感性を磨き続けるために、原田さんが行っているのは、写真撮影。気になったものは、とにかく写真に収めます。毎年クリスマスシーズンには、ニューヨークに出かけて、最先端のデコレーションを見て写真に撮ってきます。
現地に出向かなくてもいろいろな情報が得られる時代ですが、質感や空気感など、そこでしか得られないものはいっぱい。現場に行って見てくることは、感性を磨くために、とても大事な要素のようです。

新美術館開催の帽子ショーに出展の作品。タイトル「宝玉のターバン」ピンワーク手法を取り入れて華やかに演出。

デコレーターとして活躍する傍らで、帽子作家という顔ももつ、原田さん。身につける洋服はもちろん、アクセサリー類もすべて手作り。デコレーターとしての眼差しは、自分の魅力を引き出す客観的な視点をも育んでくれているようです。

料理が好きでホームパーティもひんぱんに開催。その様子を話す原田さんの表情は、とても楽しそう。

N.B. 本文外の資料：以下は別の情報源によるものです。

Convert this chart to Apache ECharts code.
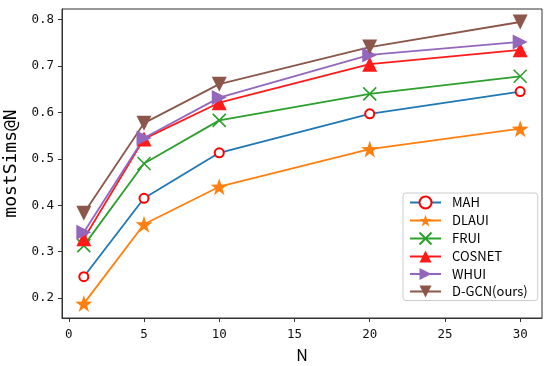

「デコレーターを長く続けてこられたのは、好きだからでしょうね。好きなものがたくさんあって、いろいろやっているうちにこうなったのね。好きなことに挑戦すると楽しいし、長く続いていくように思います」

原田 朋乎

ディスプレイデコレーター
JDCA特別講師(ピンワーク・インストアディスプレイ担当)

VMDの専門家として、百貨店でのディスプレイを長年にわたり手掛ける。また、売り場づくりやディスプレイに関する人材育成にも注力。熟練のハンドテクニックを確立しながらも、常に最新トレンドを探求し表現に活かす姿勢から、ウィンドウディスプレイのカリスマ的存在として注目されている。

これからクリエイターを目指す方へ、
先輩からのメッセージ

From
Tomoko Harada

魅力的な先生との出会いや対話が、
自分を高めてくれます

1枚の布をピンで留めて、マネキンにまとわせていくピンワークを、みなさんに身近に感じていただきながら、完成させていく手法をお伝えしたいと思います。基本はもちろん大事ですが、そこからどうふくらませて、時代のニーズに合わせながら自分のデザインを形づくっていくのか。感性を磨き続けるしかないと感じていますから、それは私自身の一生の課題でもあります。
感性を育むためにも、一人ひとりの好きという気持ちを大事にしていただきたいですね。私自身、ピンワークでも帽子作りでもこの先生に習いたい、と先生を選んで学んできました。指導する立場になって、もっと自らを高めていかなければいけないと強く感じていますが、人間的に魅力を感じる先生と出会って学ぶことで、感動はどんどん大きくなっていきます。素晴らしい先生と出会い、対話を重ねることで、自分の感性を磨くことが楽しくなってくると思います。

From
Yoshiko Amano

しなやかに、アクティブに!
今という時を大切に

花の仕事を中心に携わって参りました。花1本のミニマムなデザインより、多種多様な花の形成、構成をお伝えしたいと思っております。フラワーデザインの多様性をディスプレイプロップス(演出商材)として表現するには花の基礎となるロジックは大変重要です。と、同時に感性を養い、磨くことも大切です。
だからこそ提案いたします。「マイブック」を作りましょう!
プロフェッショナルとして職を求めるだけでなく、職が自分自身を導いてくれるように、意識して感性を育ててほしいと願っています。私自身、指導する立場にあって、毎回のレッスンが、自分自身の原点に立ち返り、受講される皆さまに新しいものを伝えていくことを使命と感じております。